OBSESSION: RADICAL ISLAM'S WAR AGAINST THE WEST
Winner of the Liberty Film Festival Best Feature Film prize, “Obsession: Radical Islam’s War Against the West,” directed by Wayne Kopping, shocked the audience with its carefully constructed, objective, and fact-based examination of radical Islam today – what it is, how it affects us, and why it is working. (www.obsessionthemovie.com) “Powerful” would be an understatement in describing the impact of this film. Many of us doubt or misunderstand America’s rationale for the War on Terror and our presence in Iraq. “Obsession” will open the eyes of any naysayer to the ominous threat facing our civilization. The film includes testimony from a former PLO terrorist, university professors, and a former youth commander for the Nazi regime. Shocking footage from Arabic TV from different parts of the globe shows Muslim clerics publicly denouncing the West and challenging their people to rise up and fight in Jihad. “Obsession” goes further to show that the hate for the Western world is more than simply hate for Jews or Israel, but that it is a deeply rooted aspect of Muslim culture in certain countries. Frightening and sad clips from Palestinian schools show the indoctrination of hate into children from the moment they can speak. Newsreels from September 11, 2001 show people in Middle-Eastern countries dancing and cheering in the streets after the two towers fell.

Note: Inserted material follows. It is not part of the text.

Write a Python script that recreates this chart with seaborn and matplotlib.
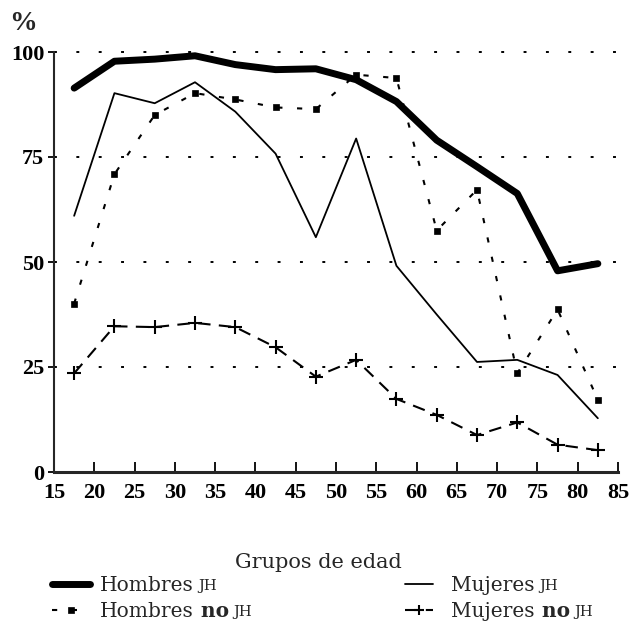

One of the most captivating and little known facts in the film is the connection between Nazism and Radical Islam as we know it today. “Obsession” investigates the 1941 meeting between Adolf Hitler and the Grand Mufti of Jerusalem, Haj Amin al-Husseini. During this clandestine conclave, Hitler tells al-Husseini to “lock away in his heart” the true motivations behind the supposed secular Nazi movement: the total annihilation of the Jews. This demonstrated the willingness of Islamo-facists to rally with their own enemies around a common cause. The film went on to draw a parallel between Muslim propaganda against the West and the tactics implemented by Joseph Goebbles during Hitler’s rein in WWII. What results is an undeniable case that Islamo-fascism is merely a different face of the same kind of enemy America was fighting 60 years ago in Europe.
ROBOTECH/GRACE BEFORE MEALS/WE THE LIVING
Up next was a preview of new “Robotech,” footage form an upcoming anime film, and “Grace Before Meals,” a TV pilot directed by Chris Beutler about a Catholic priest who visits families to show them how to strengthen their bonds through cooking. The Festival closed with a 100th Birthday tribute screening to author Ayn Rand with the film “We the Living,” directed by Goffredo Alessandrini.
An amazing aura of optimism and hope surrounded the Liberty Film Festival this year. Writers, directors, and movie-lovers alike, who share un-welcomed view of the world and how it is represented on the big screen today, found an open arena of thought and discussion in the center of liberal Hollywood. While a drastic slant toward more conservative-based filmmaking isn’t going to happen in the studios anytime soon, the LFF is showing us that the market for these films exists and the digital revolution, which puts filmmaking at the fingertips of any artist, is what will bring them to the public.